Tuesday, November 17, 2015

The not so humble potato


Tasmanian pink eyes, cooked

Tasmanian pink-eyes, uncooked

Congo Blues
It's new-potato season again, one of my favourite times of the vegetable-garden year. Sadly, Australians often think of potatoes as a dull if trusty vegetable, a filler, a blank, something that gets mashed and boiled and fried but that's mainly there as filler. And so many people also don't realise that the humble spud, murphy, call it what you will, comes in more than just the clean and dirty varieties you get in bags in the supermarket, either skins covered in brown dirt or scrubbed clean and white or clean and pink. No, potatoes come with different names, colours, origins, flavours, textures that are all different from each other. And as a vegetable they can be absolutely divine, especially when they're new, like right now, and just dug out of the ground, as ours are. 
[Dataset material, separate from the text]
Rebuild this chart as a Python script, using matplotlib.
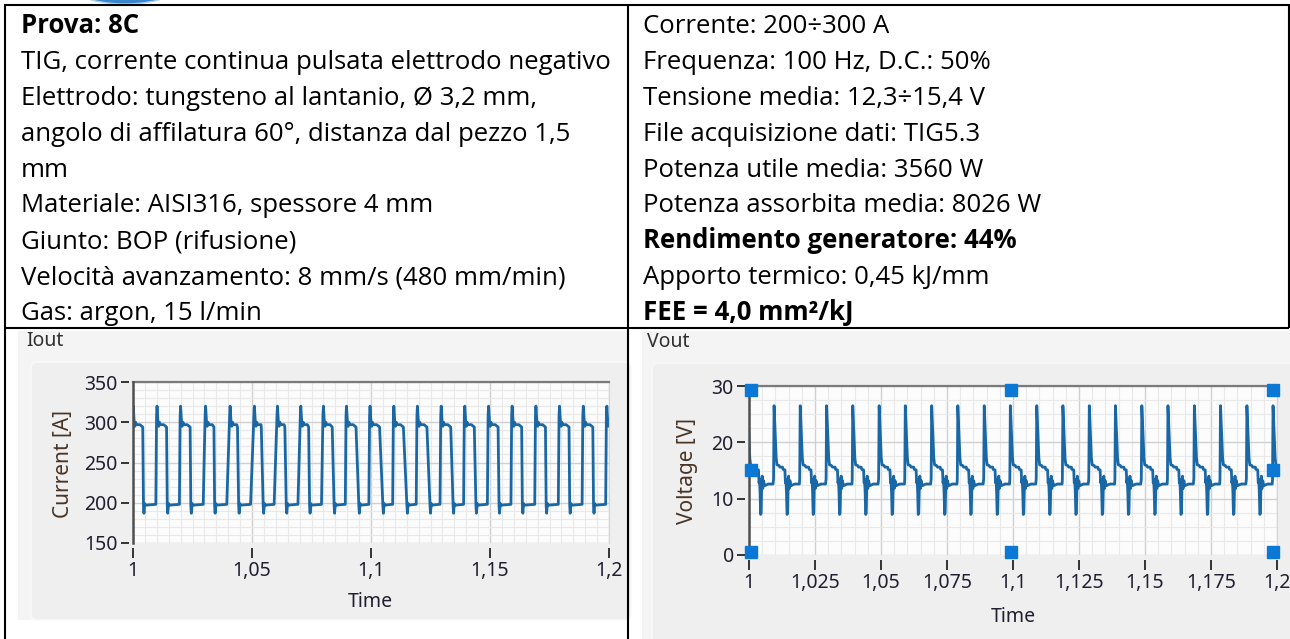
import matplotlib.pyplot as plt
from matplotlib.patches import Rectangle, FancyBboxPatch, Ellipse
from matplotlib.ticker import MultipleLocator

# --- table text (scheda prova) ---
left_lines = ["Prova: 8C",
              "TIG, corrente continua pulsata elettrodo negativo",
              "Elettrodo: tungsteno al lantanio, Ø 3,2 mm,",
              "angolo di affilatura 60°, distanza dal pezzo 1,5",
              "mm",
              "Materiale: AISI316, spessore 4 mm",
              "Giunto: BOP (rifusione)",
              "Velocità avanzamento: 8 mm/s (480 mm/min)",
              "Gas: argon, 15 l/min"]
left_bold = [True, False, False, False, False, False, False, False, False]
right_lines = ["Corrente: 200÷300 A",
               "Frequenza: 100 Hz, D.C.: 50%",
               "Tensione media: 12,3÷15,4 V",
               "File acquisizione dati: TIG5.3",
               "Potenza utile media: 3560 W",
               "Potenza assorbita media: 8026 W",
               "Rendimento generatore: 44%",
               "Apporto termico: 0,45 kJ/mm",
               "FEE = 4,0 mm²/kJ"]
right_bold = [False, False, False, False, False, False, True, False, True]

# --- waveforms ---
# start time of each pulse (100 Hz)
pulse_t = [0.9993, 1.0093, 1.0192, 1.0292, 1.0391, 1.0491, 1.0590, 1.0690, 1.0789, 1.0889,
           1.0988, 1.1088, 1.1187, 1.1287, 1.1386, 1.1486, 1.1585, 1.1685, 1.1784, 1.1884, 1.1983]
# how long each current edge takes (some look slanted)
cur_rise = [0.0003, 0.0003, 0.0003, 0.0008, 0.0012, 0.0014, 0.0012, 0.0010, 0.0006, 0.0003, 0.0003,
            0.0003, 0.0003, 0.0003, 0.0003, 0.0003, 0.0003, 0.0003, 0.0003, 0.0003, 0.0003]
cur_fall = [0.0003, 0.0003, 0.0003, 0.0003, 0.0005, 0.0008, 0.0006, 0.0004, 0.0008, 0.0012, 0.0014,
            0.0015, 0.0013, 0.0010, 0.0007, 0.0004, 0.0003, 0.0003, 0.0003, 0.0003, 0.0003]
# high part, time after the rise ends [s] / current [A]
cur_hi_dt = [0.0, 0.0002, 0.0006, 0.0009, 0.0012, 0.0016, 0.0030]
cur_hi_val = [308, 320, 300, 295, 300, 297, 297]
cur_fall_at = 0.0048     # fall starts this long after pulse start
cur_fall_top = 294
# low part, time after the fall ends
cur_lo_dt = [0.0, 0.0002, 0.0005, 0.0008]
cur_lo_val = [196, 187, 199, 197]
cur_base = 198

# voltage over one period, time after pulse start [s] / voltage [V]
volt_dt = [0.0, 0.0002, 0.0005, 0.0010, 0.0013, 0.0020, 0.0024, 0.0034, 0.0036, 0.0043, 0.0045,
           0.0047, 0.0049, 0.0051, 0.0053, 0.0055, 0.0057, 0.0059, 0.0062, 0.0066, 0.0080, 0.0098]
volt_val = [13.5, 26.5, 23.0, 17.2, 16.0, 15.9, 15.6, 15.6, 15.2, 15.1, 12.8,
            13.4, 11.0, 7.2, 7.4, 12.0, 14.0, 11.8, 13.2, 12.3, 12.6, 12.6]

cur_xticks = [1.0, 1.05, 1.1, 1.15, 1.2]
cur_xlabels = ['1', '1,05', '1,1', '1,15', '1,2']
cur_yticks = [150, 200, 250, 300, 350]
volt_xticks = [1.0, 1.025, 1.05, 1.075, 1.1, 1.125, 1.15, 1.175, 1.2]
volt_xlabels = ['1', '1,025', '1,05', '1,075', '1,1', '1,125', '1,15', '1,175', '1,2']
volt_yticks = [0, 10, 20, 30]

# build the traces pulse by pulse
t_cur, i_cur = [], []
for t0, r, f in zip(pulse_t, cur_rise, cur_fall):
    t_cur.append(t0 + 0.0003)
    i_cur.append(cur_base)
    up = t0 + 0.0003 + r
    for dt, v in zip(cur_hi_dt, cur_hi_val):
        if up + dt < t0 + cur_fall_at:
            t_cur.append(up + dt)
            i_cur.append(v)
    t_cur.append(t0 + cur_fall_at)
    i_cur.append(cur_fall_top)
    down = t0 + cur_fall_at + f
    for dt, v in zip(cur_lo_dt, cur_lo_val):
        t_cur.append(down + dt)
        i_cur.append(v)
    t_cur.append(t0 + 0.0098)
    i_cur.append(cur_base)

t_volt, v_volt = [], []
for t0 in pulse_t:
    for dt, v in zip(volt_dt, volt_val):
        t_volt.append(t0 + dt)
        v_volt.append(v)

W, H = 1290, 639
LINE = '#1a67a6'
TXT = '#221e30'
PFONT = 'Noto Sans'
TFONT = 'Open Sans'
PSIZE = 14

fig = plt.figure(figsize=(W / 100, H / 100), dpi=100)
bg = fig.add_axes([0, 0, 1, 1])
bg.set_xlim(0, W)
bg.set_ylim(H, 0)
bg.axis('off')

# bit of logo peeking in at the top
bg.add_patch(Ellipse((125, -22), 125, 52, fc='#3a86cc', ec='#a9cdec', lw=1))

# grey LabVIEW panels
bg.add_patch(Rectangle((18, 331), 609, 289, fc='#f4f4f4', ec='none'))
bg.add_patch(FancyBboxPatch((31, 362), 600, 258, boxstyle='round,pad=0,rounding_size=6',
                            fc='#efefef', ec='#fafafa', lw=1))
bg.add_patch(Rectangle((642, 331), 648, 308, fc='#f4f4f4', ec='none'))
bg.add_patch(FancyBboxPatch((652, 363), 650, 280, boxstyle='round,pad=0,rounding_size=6',
                            fc='#efefef', ec='#fafafa', lw=1))

# table borders
kw = dict(color='black', lw=1.5, solid_capstyle='butt')
bg.plot([4, 1289], [4.5, 4.5], **kw)
bg.plot([4.5, 4.5], [4, 639], **kw)
bg.plot([628, 628], [4, 639], **kw)
bg.plot([1288.5, 1288.5], [4, 328], **kw)
bg.plot([4, 1289], [328, 328], **kw)

# size the table font so the longest left line fills the cell like in the doc
fig.canvas.draw()
rend = fig.canvas.get_renderer()
probe = bg.text(0, 0, left_lines[1], fontsize=16, family=TFONT)
tsize = 16 * 592 / probe.get_window_extent(rend).width
probe.remove()

for k, (s, b) in enumerate(zip(left_lines, left_bold)):
    bg.text(21, 33 + 35.9 * k, s, fontsize=tsize, family=TFONT,
            fontweight='bold' if b else 'normal', va='baseline', color='black')
for k, (s, b) in enumerate(zip(right_lines, right_bold)):
    bg.text(643, 33 + 35.9 * k, s, fontsize=tsize, family=TFONT,
            fontweight='bold' if b else 'normal', va='baseline', color='black')

# panel captions / axis titles
bg.text(26, 341, 'Iout', fontsize=PSIZE, family=PFONT, color='#303030', va='center')
bg.text(647, 342, 'Vout', fontsize=PSIZE, family=PFONT, color='#303030', va='center')
bg.text(63, 464, 'Current [A]', fontsize=PSIZE + 1, family=PFONT, color='#4a3424',
        rotation=90, ha='center', va='center')
bg.text(687, 471, 'Voltage [V]', fontsize=PSIZE + 1, family=PFONT, color='#4a3424',
        rotation=90, ha='center', va='center')
bg.text(370, 602, 'Time', fontsize=PSIZE, family=PFONT, color=TXT, ha='center', va='center')
bg.text(1013, 617, 'Time', fontsize=PSIZE, family=PFONT, color=TXT, ha='center', va='center')


def box(x0, y0, x1, y1):
    return [x0 / W, 1 - y1 / H, (x1 - x0) / W, (y1 - y0) / H]


def style(ax, xmaj, xlabels, ymaj, xminor, yminor):
    ax.set_facecolor('#fcfcfc')
    ax.set_xticks(xmaj, xlabels)
    ax.set_yticks(ymaj)
    ax.xaxis.set_minor_locator(MultipleLocator(xminor))
    ax.yaxis.set_minor_locator(MultipleLocator(yminor))
    ax.grid(which='major', color='#d0d0d0', lw=1.0)
    ax.grid(which='minor', color='#e9e9e9', lw=0.8)
    ax.set_axisbelow(True)
    ax.spines['bottom'].set_position(('outward', 3.6))
    ax.spines['bottom'].set_visible(False)
    ax.spines['left'].set_position(('outward', 2.9))
    ax.spines['left'].set_visible(False)
    ax.spines['top'].set_color('#7a7a7a')
    ax.spines['top'].set_linewidth(1.6)
    ax.spines['right'].set_color('#d4d4d4')
    ax.plot([0, 0], [0, 1], transform=ax.transAxes, color='#505050', lw=1.8,
            clip_on=False, zorder=5)
    ax.tick_params(axis='x', which='major', direction='out', length=7, width=1.4,
                   pad=2.5, color='#333333', labelsize=PSIZE, labelcolor=TXT)
    ax.tick_params(axis='y', which='major', direction='out', length=5.5, width=1.4,
                   pad=2.5, color='#333333', labelsize=PSIZE, labelcolor=TXT)
    ax.tick_params(which='minor', length=0)
    for lab in ax.get_xticklabels() + ax.get_yticklabels():
        lab.set_family(PFONT)


ax1 = fig.add_axes(box(133, 382, 609, 543))
ax1.plot(t_cur, i_cur, color=LINE, lw=2.0)
ax1.set_xlim(1.0, 1.2)
ax1.set_ylim(150, 350)
style(ax1, cur_xticks, cur_xlabels, cur_yticks, 0.005, 10)

ax2 = fig.add_axes(box(749, 386, 1277, 555))
ax2.plot(t_volt, v_volt, color=LINE, lw=2.0)
ax2.set_xlim(1.0, 1.2)
ax2.set_ylim(0, 30)
style(ax2, volt_xticks, volt_xlabels, volt_yticks, 0.005, 2.5)

# selection handles on the Vout graph
ax2.plot([0.004, 0.497, 0.993, 0.004, 0.993, 0.004, 0.497, 0.993],
         [0.976, 0.976, 0.976, 0.503, 0.503, 0.018, 0.018, 0.018],
         's', ms=8.5, color='#0a78d4', transform=ax2.transAxes, clip_on=False, zorder=6)

fig.savefig('out.png', dpi=100)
New England, or at least the Guyra district, used to be known for its potatoes, grown in the beautiful basalt soil on top of the range. There are good potatoes in Dorrigo too. But though they are quite nice when they're new, there's not that many varieties grown there. In fact maybe just two or three-- Sebago, Desiree and Pontiac, the trusty standards of the Aussie spud world. Tasmania is where you have to go to find not only a much wider range of potatoes, including ones developed in the island state--like the famous Tasmanian pink-eye potato--but also more respect for them as a culinary delight--I remember with great affection for instance a wonderful plate of roasted pink-eyes with garlic and rosemary and coarse salt that made a perfect meal in themselves.
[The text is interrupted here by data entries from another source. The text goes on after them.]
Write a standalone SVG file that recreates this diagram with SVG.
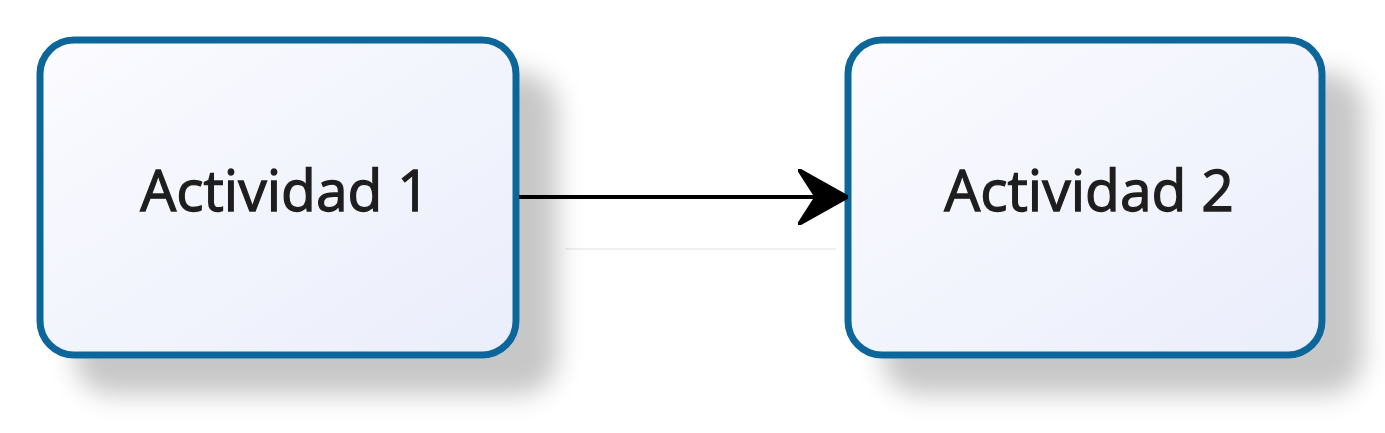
<svg xmlns="http://www.w3.org/2000/svg" width="1385" height="433" viewBox="0 0 1385 433">
<defs>
<linearGradient id="fillG" x1="0" y1="0" x2="1" y2="1">
<stop offset="0" stop-color="#fbfbff"/>
<stop offset="1" stop-color="#eaeefb"/>
</linearGradient>
<filter id="shadow" x="-20%" y="-20%" width="160%" height="180%">
<feDropShadow dx="38" dy="36" stdDeviation="13" flood-color="#000" flood-opacity="0.22"/>
</filter>
<marker id="arrow" viewBox="0 0 50 56" refX="48" refY="28" markerWidth="50" markerHeight="56" markerUnits="userSpaceOnUse" orient="auto">
<path d="M0,0 L50,28 L0,56 L18,28 Z" fill="#000" stroke="#000" stroke-width="3" stroke-linejoin="round"/>
</marker>
<style>
.box{fill:url(#fillG);stroke:#11669a;stroke-width:7;filter:url(#shadow)}
.lbl{font-family:"Open Sans","Liberation Sans",sans-serif;font-size:57px;fill:#1e1e1e;stroke:#1e1e1e;stroke-width:1.3;text-anchor:middle}
.conn{stroke:#000;stroke-width:4;fill:none}
</style>
</defs>
<rect width="1385" height="433" fill="#ffffff"/>
<line x1="565" y1="249" x2="836" y2="249" stroke="#f0f0f0" stroke-width="2"/>
<g id="node1">
<rect class="box" x="40" y="40" width="476" height="315" rx="34" ry="34"/>
<text class="lbl" x="285" y="211">Actividad 1</text>
</g>
<g id="node2">
<rect class="box" x="848" y="40" width="474" height="315" rx="34" ry="34"/>
<text class="lbl" x="1089" y="211">Actividad 2</text>
</g>
<g id="connectors">
<line class="conn" x1="519" y1="197" x2="846" y2="197" marker-end="url(#arrow)"/>
</g>
</svg>
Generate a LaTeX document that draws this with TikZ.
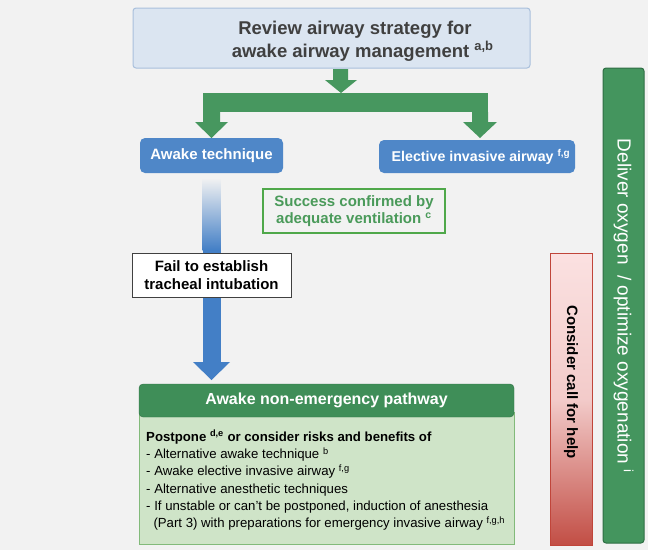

This year, in the garden, we have quite a range again: the delicious pink-eyes, with their characteristic yellow, buttery flesh and pink-dotted knobbly shapes(these are also the first to pop up) ; luscious little Kipflers, or 'mouse potatoes', as they're sometimes called, because of their elongated shape with sometimes a little 'tail' remaining where they were connected to the mother plant; blue-skinned Royal Blues and pink-skinned Desirees; white-skinned Sebagos and melting-textured Dutch creams, and the strange, all-blue Congo Blue. All of these grew from 'seed potato' harvested in the supermarket--ie we keep an eye out on new varieties available there, buy some and keep a few back for planting! And they've all grown really well so we'll probably have potatoes for months and months(they keep very well if they're left in the soil and only taken out when you're about to cook them.)
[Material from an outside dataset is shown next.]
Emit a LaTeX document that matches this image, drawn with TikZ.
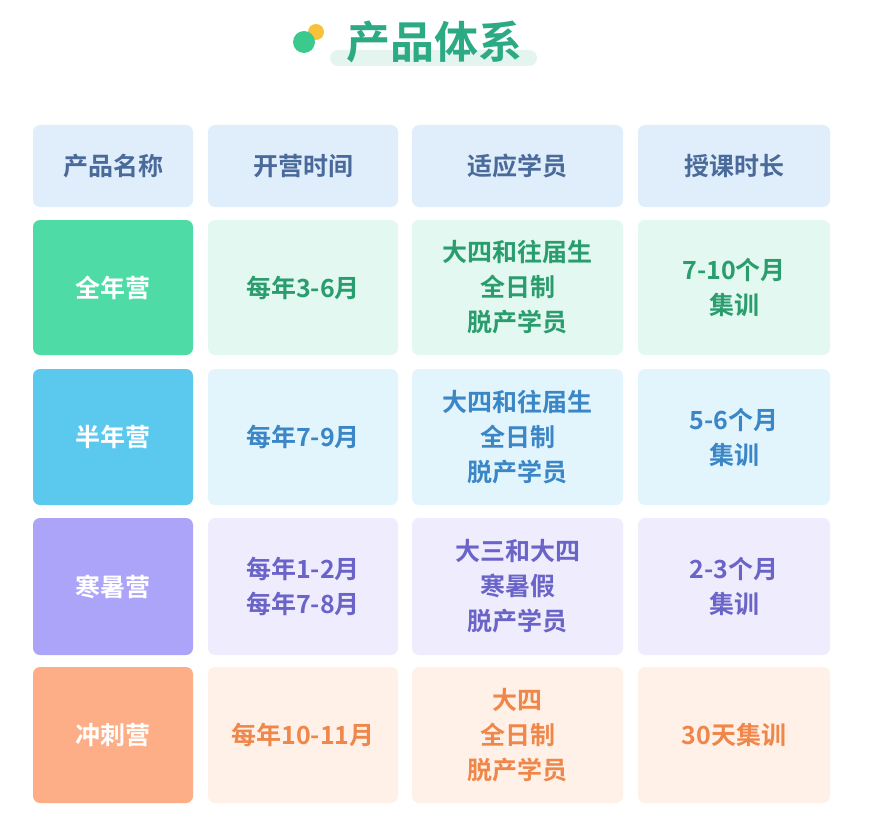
\documentclass[tikz,border=0pt]{standalone}
\usepackage{fontspec}
\newfontfamily\cjk{Noto Sans CJK SC}[BoldFont={* Bold}]
\definecolor{hdF}{HTML}{E0EEFC}\definecolor{hdT}{HTML}{4A6A9A}
\definecolor{gA}{HTML}{4FDBA6}\definecolor{gB}{HTML}{E3F8F0}\definecolor{gT}{HTML}{2A9D6E}
\definecolor{bA}{HTML}{5BC8EE}\definecolor{bB}{HTML}{E3F5FC}\definecolor{bT}{HTML}{3A86C6}
\definecolor{pA}{HTML}{ACA4F8}\definecolor{pB}{HTML}{EFEDFD}\definecolor{pT}{HTML}{6A64C8}
\definecolor{oA}{HTML}{FDAE86}\definecolor{oB}{HTML}{FFF1E8}\definecolor{oT}{HTML}{F0874A}
\definecolor{ttl}{HTML}{2BAA84}\definecolor{ttlB}{HTML}{E3F5EE}
\definecolor{dotG}{HTML}{3CC98E}\definecolor{dotY}{HTML}{F7C23A}
\begin{document}
\begin{tikzpicture}[x=1pt,y=-1pt,
 cell/.style={rounded corners=7pt,inner sep=0pt,outer sep=0pt},
 txt/.style={font=\cjk\bfseries\fontsize{25}{35}\selectfont,align=center}]
\useasboundingbox (0,0) rectangle (870,840);
\fill[white] (0,0) rectangle (870,840);
% title
\fill[ttlB,rounded corners=8pt] (330,50) rectangle (537,66);
\fill[dotY] (316,32) circle (8);
\fill[dotG] (304,42) circle (11);
\node[font=\cjk\bfseries\fontsize{44}{46}\selectfont,text=ttl] (title) at (434,42) {产品体系};
\def\xs{{33,208,412,638}}\def\xe{{193,398,623,830}}
\def\ys{{125,220,369,518,667}}\def\ye{{207,355,505,655,803}}
\newcommand\cellbox[5]{% col,row,fill,textcolor,text
 \pgfmathsetmacro\ax{\xs[#1]}\pgfmathsetmacro\bx{\xe[#1]}
 \pgfmathsetmacro\ay{\ys[#2]}\pgfmathsetmacro\by{\ye[#2]}
 \fill[cell,#3] (\ax,\ay) rectangle (\bx,\by);
 \node[txt,text=#4] (c#1#2) at ({(\ax+\bx)/2},{(\ay+\by)/2}) {#5};}
\cellbox{0}{0}{hdF}{hdT}{产品名称}
\cellbox{1}{0}{hdF}{hdT}{开营时间}
\cellbox{2}{0}{hdF}{hdT}{适应学员}
\cellbox{3}{0}{hdF}{hdT}{授课时长}
\cellbox{0}{1}{gA}{white}{全年营}
\cellbox{1}{1}{gB}{gT}{每年3-6月}
\cellbox{2}{1}{gB}{gT}{大四和往届生\\全日制\\脱产学员}
\cellbox{3}{1}{gB}{gT}{7-10个月\\集训}
\cellbox{0}{2}{bA}{white}{半年营}
\cellbox{1}{2}{bB}{bT}{每年7-9月}
\cellbox{2}{2}{bB}{bT}{大四和往届生\\全日制\\脱产学员}
\cellbox{3}{2}{bB}{bT}{5-6个月\\集训}
\cellbox{0}{3}{pA}{white}{寒暑营}
\cellbox{1}{3}{pB}{pT}{每年1-2月\\每年7-8月}
\cellbox{2}{3}{pB}{pT}{大三和大四\\寒暑假\\脱产学员}
\cellbox{3}{3}{pB}{pT}{2-3个月\\集训}
\cellbox{0}{4}{oA}{white}{冲刺营}
\cellbox{1}{4}{oB}{oT}{每年10-11月}
\cellbox{2}{4}{oB}{oT}{大四\\全日制\\脱产学员}
\cellbox{3}{4}{oB}{oT}{30天集训}
\end{tikzpicture}
\end{document}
At the moment, because they've just come on and their flesh is so meltingly luscious, we're tending to eat them very simply 'as is', the skins only rubbed off, not peeled, and the vegetable boiled, and served with garlic, herbs, and butter. But later, we'll be doing a whole lot more with them, enjoying them in all sorts of ways, just as they're meant to be, and each variety with special talents. For instance, pink eyes aren't just great simply boiled and srved with butter and chopped herbs(the best way to eat them when they're new and their skin just rubs off) ; they also make delicious chips and buttery mash; while Kipflers are almost always best treated simply, eaten hot, as a vegetable, or cold, in salads, and Sebagos are all-rounders, making creamy mash, crisp chips and roasts, as well as being nice boiled(I guess one of the reasons why they're such a hardy standard)
But whatever you do with them, they are anything but dull!